[quote="insanity, post:14, topic:279868"]
well the thing is , can you wound a god with something as simple as nails and betrail ?
Christ is a divine person with two natures: divine and human. In his human nature he could experience death.
and why doesnt god simply forgive this sin? in mu eyes it shouldnt be hard for a being who created the universe to forgive its death in human form.
God is merciful, so he is willing to forgive sin. But God is also just, and although sin can be forgiven, God can't pretend that sin never happened. There is still an accountability for sin, and God is the one ultimately responsible for the proper satisfaction of justice. According to the Bible, the wages of sin is death (because sin is the rejection of God who is life itself, and the only realistic consequence of rejecting life is death). But Christ satisfies justice by agreeing to pay the deadly consequence of sin on our behalf. Even though Christ did not sin, it is permissible for someone to pay the debt of another.

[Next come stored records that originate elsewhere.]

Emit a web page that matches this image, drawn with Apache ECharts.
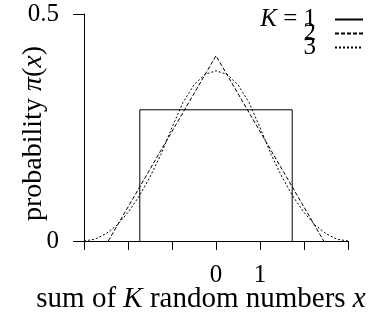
<!DOCTYPE html>
<html>
<head>
<meta charset="utf-8">
<script src="https://cdn.jsdelivr.net/npm/echarts@6/dist/echarts.min.js"></script>
<style>
  html, body { margin: 0; padding: 0; background: #fff; }
  #chart { width: 381px; height: 321px; }
</style>
</head>
<body>
<div id="chart"></div>
<script>
// Density of the sum of K uniform random numbers (unit variance)
const seriesNames = ['K = 1', '2', '3'];

// K = 1: flat box
const k1 = [[-1.732, 0], [-1.732, 0.289], [1.732, 0.289], [1.732, 0]];

// K = 2: triangle
const k2 = [[-2.449, 0], [0, 0.408], [2.449, 0]];

// K = 3: smooth bell made of parabolic pieces
const k3x = [-3, -2.75, -2.5, -2.25, -2, -1.75, -1.5, -1.25, -1, -0.75, -0.5, -0.25, 0,
             0.25, 0.5, 0.75, 1, 1.25, 1.5, 1.75, 2, 2.25, 2.5, 2.75, 3];
const k3y = [0, 0.004, 0.016, 0.035, 0.063, 0.098, 0.141, 0.191, 0.25, 0.305, 0.344, 0.367, 0.375,
             0.367, 0.344, 0.305, 0.25, 0.191, 0.141, 0.098, 0.063, 0.035, 0.016, 0.004, 0];

const xTickLabels = { '0': '0', '1': '1' };
const yTickLabels = { '0': '0', '0.5': '0.5' };

const FONT = 'Liberation Serif';
const k3 = k3x.map((x, i) => [x, k3y[i]]);
const lineTypes = ['solid', [4, 2], [2, 2]];
const allData = [k1, k2, k3];

const italic = size => ({ i: { fontFamily: FONT, fontStyle: 'italic', fontSize: size, color: '#000' } });

const chart = echarts.init(document.getElementById('chart'), null, { renderer: 'canvas' });

const legendTops = [7, 21, 35];
chart.setOption({
  animation: false,
  backgroundColor: '#fff',
  textStyle: { fontFamily: FONT, color: '#000' },
  grid: { left: 84, right: 33, top: 14, bottom: 80, containLabel: false, outerBoundsMode: 'none' },
  legend: seriesNames.map((n, i) => ({
    data: [n],
    orient: 'vertical',
    align: 'right',
    left: 'auto',
    right: 17,
    top: legendTops[i],
    bottom: 'auto',
    padding: 0,
    itemWidth: 28,
    itemHeight: 14,
    itemGap: 6,
    selectedMode: false,
    itemStyle: { opacity: 0 },
    formatter: (i === 0 ? '{i|K} = 1' : n) + '{g|}',
    textStyle: {
      fontFamily: FONT, fontSize: 25, color: '#000',
      rich: Object.assign(italic(25), { g: { width: 14 } })
    }
  })),
  xAxis: {
    type: 'value',
    min: -3, max: 3, interval: 1,
    name: 'sum of {i|K} random numbers {i|x}',
    nameLocation: 'middle',
    nameGap: 44,
    nameMoveOverlap: false,
    nameTextStyle: {
      fontFamily: FONT, fontSize: 29, color: '#000', rich: italic(29),
      padding: [0, 30, 0, 0]
    },
    axisLine: { onZero: false, lineStyle: { color: '#000', width: 1 } },
    axisTick: { inside: false, length: 9, lineStyle: { color: '#000', width: 1 } },
    axisLabel: {
      fontFamily: FONT, fontSize: 25, color: '#000', margin: 22,
      formatter: v => xTickLabels[String(v)] || ''
    },
    splitLine: { show: false }
  },
  yAxis: {
    type: 'value',
    min: 0, max: 0.5, interval: 0.5,
    name: 'probability {i|π}({i|x})',
    nameLocation: 'middle',
    nameGap: 36,
    nameMoveOverlap: false,
    nameTextStyle: {
      fontFamily: FONT, fontSize: 28, color: '#000', rich: italic(28),
      padding: [0, 12, 0, 0]
    },
    axisLine: { show: true, onZero: false, lineStyle: { color: '#000', width: 1 } },
    axisTick: { show: true, inside: false, length: 11, lineStyle: { color: '#000', width: 1 } },
    axisLabel: {
      fontFamily: FONT, fontSize: 25, color: '#000', margin: 25,
      formatter: v => yTickLabels[String(v)] || ''
    },
    splitLine: { show: false }
  },
  series: seriesNames.map((n, i) => ({
    name: n,
    type: 'line',
    data: allData[i],
    symbol: 'none',
    smooth: false,
    color: '#000',
    lineStyle: { color: '#000', width: 1, type: lineTypes[i] }
  }))
});
</script>
</body>
</html>
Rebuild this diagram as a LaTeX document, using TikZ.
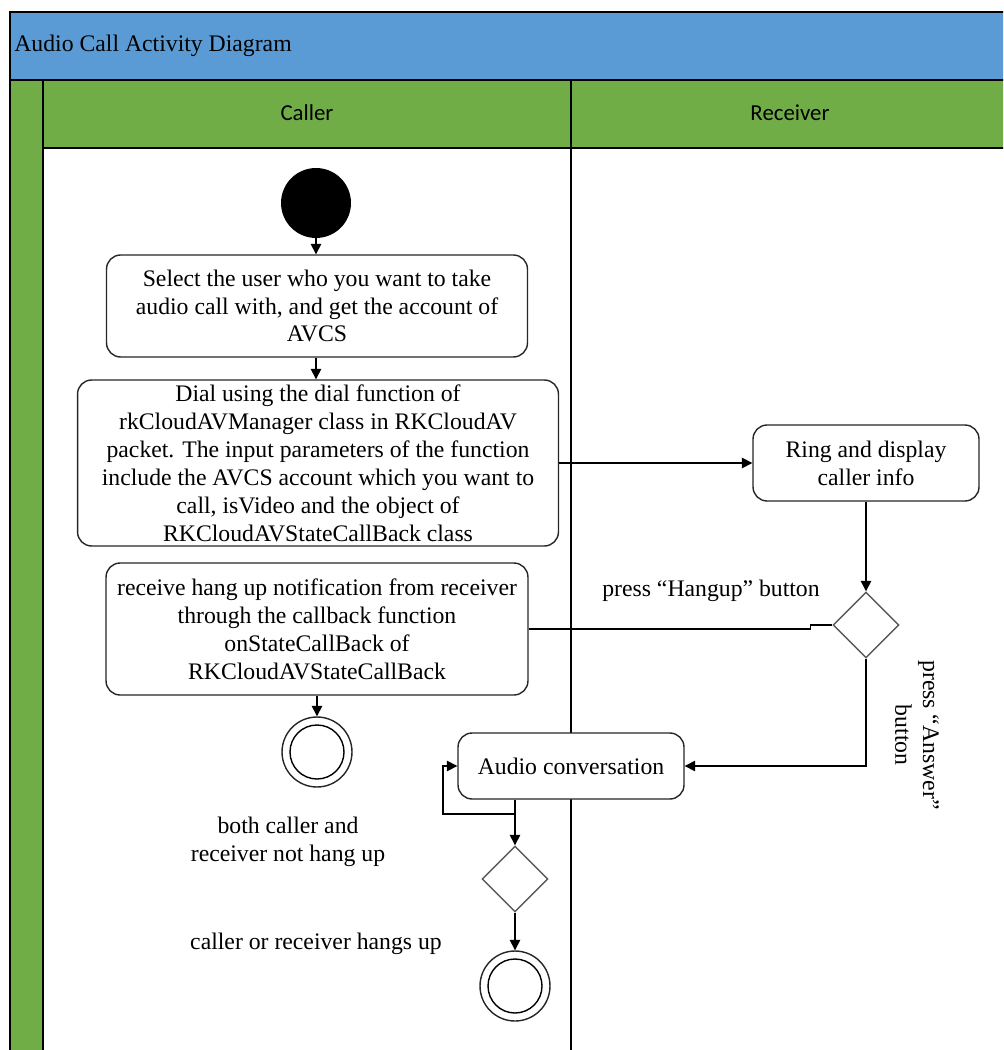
\documentclass[tikz,border=0pt]{standalone}
\usepackage{fontspec}
\setmainfont{Liberation Serif}
\newfontfamily\lanefont{Carlito}
\usetikzlibrary{shapes.geometric,arrows.meta}
\definecolor{titleblue}{HTML}{5B9BD5}
\definecolor{lanegreen}{HTML}{70AD47}
\begin{document}
\begin{tikzpicture}[x=0.02cm,y=-0.02cm,
    font=\fontsize{13.5}{15.9}\selectfont,
    act/.style = {draw=black!85,line width=0.8pt,rounded corners=8pt,fill=white,align=center,inner sep=0pt},
    choice/.style = {diamond,draw=black!65,line width=0.8pt,fill=white,minimum width=1.32cm,minimum height=1.32cm,inner sep=0pt},
    endnode/.style = {circle,draw=black!85,line width=0.8pt,fill=white,minimum size=1.4cm,inner sep=0pt},
    flow/.style = {line width=0.8pt},
    arrow/.style = {line width=0.8pt,-{Triangle[length=6pt,width=6pt]}},
    lanehead/.style = {font=\lanefont\fontsize{13}{15}\selectfont}]
                \useasboundingbox (0,0) rectangle (1003,1050);
                \clip (0,0) rectangle (1003,1050);
                % frame and swimlanes
                \fill[titleblue] (10,12) rectangle (1010,80);
                \fill[lanegreen] (10,80) rectangle (43,1060);
                \fill[lanegreen] (43,80) rectangle (1010,148);
                \draw[line width=0.9pt] (10,1060) -- (10,12) -- (1010,12);
                \draw[line width=0.9pt] (10,80) -- (1010,80);
                \draw[line width=0.9pt] (43,80) -- (43,1060);
                \draw[line width=0.9pt] (43,148) -- (1010,148);
                \draw[line width=0.9pt] (571,80) -- (571,1060);
                \node[anchor=west,inner sep=0pt] (title) at (14,46) {Audio Call Activity Diagram};
                \node[lanehead] (caller) at (307,113) {Caller};
                \node[lanehead] (receiver) at (790,113) {Receiver};

                % activities
                \node[circle,fill=black,minimum size=1.4cm,inner sep=0pt] (start) at (316,203) {};
                \node[act,minimum width=8.42cm,minimum height=2.04cm] (select) at (317,306)
                    {Select the user who you want to take\\audio call with, and get the account of\\AVCS};
                \node[act,minimum width=9.62cm,minimum height=3.32cm] (dial) at (318,463)
                    {Dial using the dial function of\\rkCloudAVManager class in RKCloudAV\\packet. The input parameters of the function\\include the AVCS account which you want to\\call, isVideo and the object of\\RKCloudAVStateCallBack class};
                \node[act,minimum width=4.52cm,minimum height=1.52cm] (ring) at (866,463)
                    {Ring and display\\caller info};
                \node[choice] (dhang) at (866,625) {};
                \node[act,minimum width=8.44cm,minimum height=2.64cm] (notify) at (317,629)
                    {receive hang up notification from receiver\\through the callback function\\onStateCallBack of\\RKCloudAVStateCallBack};
                \node[endnode] (end1) at (317,752) {};
                \draw[line width=0.8pt] (end1.center) circle (27);
                \node[act,minimum width=4.52cm,minimum height=1.32cm] (audio) at (571,766)
                    {Audio conversation};
                \node[choice] (dconv) at (515,879) {};
                \node[endnode] (end2) at (515,986) {};
                \draw[line width=0.8pt] (end2.center) circle (27);
                \coordinate (loopfork) at (515,814);

                % connectors
                \draw[arrow] (start) -- (select.north -| start);
                \draw[arrow] (select.south -| start) -- (dial.north -| start);
                \draw[arrow] (dial) -- (ring);
                \draw[arrow] (ring) -- (dhang);
                \draw[flow] (dhang.west) -- ++(-22,0) |- (notify.east);
                \draw[arrow] (dhang.south) |- (audio.east);
                \draw[arrow] (notify.south -| end1) -- (end1);
                \draw[arrow] (audio.south -| dconv) -- (dconv);
                \draw[arrow] (loopfork) -- ++(-72,0) |- (audio.west);
                \draw[arrow] (dconv) -- (end2);

                % guard labels
                \node (lhang) at (711,591) {press “Hangup” button};
                \node[rotate=-90,align=center] (lanswer) at (917,735) {press “Answer”\\button};
                \node[align=center] (lstay) at (288,842) {both caller and\\receiver not hang up};
                \node (lend) at (316,944) {caller or receiver hangs up};
            \end{tikzpicture}
\end{document}
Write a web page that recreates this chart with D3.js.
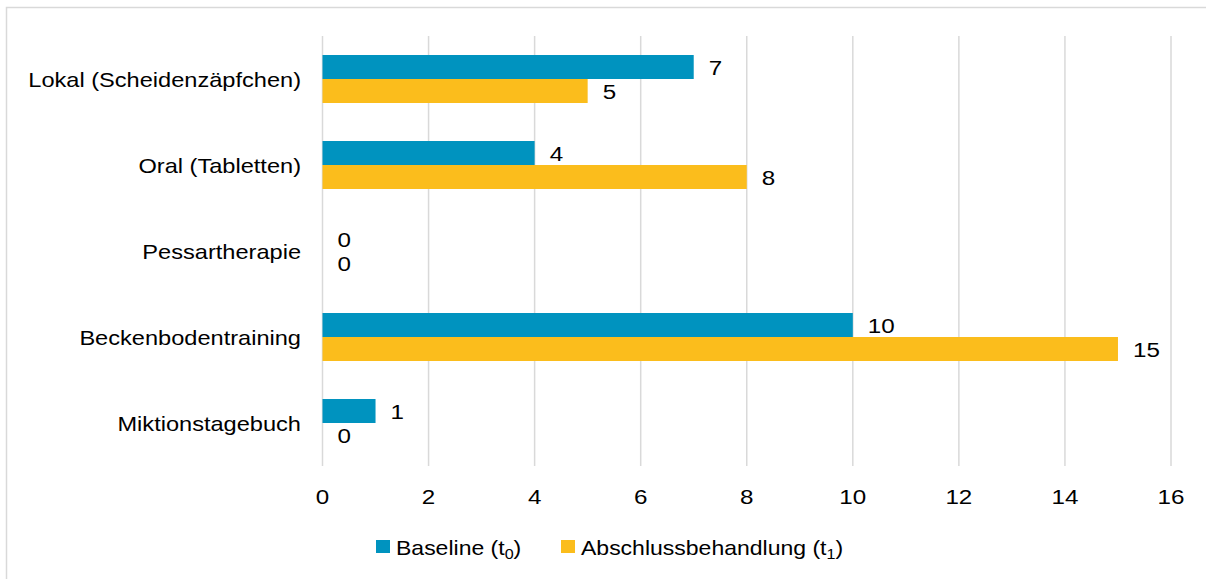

also i want to make the point that since god is suposedly all knowing he must have known at creation that humans would betray him if he created them in this way.
now at this point i also want to argue that god didnt realy give free will.
imagine this , you have to chose between A and B , since god is all knowing he knows what your choice will be ( lets say B ) ... now you cant choose A because an all knowing being allready knows you will chose B . since the being is ALL knowing the probability you will chose B is 100% and A 0% , therefore its no longer a choice , therefore no free will.
Passive awareness does not equate active coercion. As someone else stated, God exists outside of time and therefore can observe temporal events from different perspectives, including the choices we will make. Consider this within the following example: I know (from historical resources and actual documentation) that John Hancock signed the U.S.' Declaration of Independence. Let us say that I took a time machine to go to Independence Hall on the day of the signing in 1776. As the people gather in the hall, I am present only as a passive observer. When John Hancock steps up to the table, he still has the free choice to either sign or not sign. Even though I know he will sign, my knowledge does not somehow rob him of his freewill.
My example, of course, is not a perfect representation of how all this works with God. For example, one could argue that my future knowledge is no longer accurate if I go back in time, because my presence in Independence Hall would change the past (and therefore altering the course of events in one way or another, possibly even resulting in Hancock not signing the document). But unlike me, God is both present and transcendent, and therefore can choose what sort of impact he has on creation.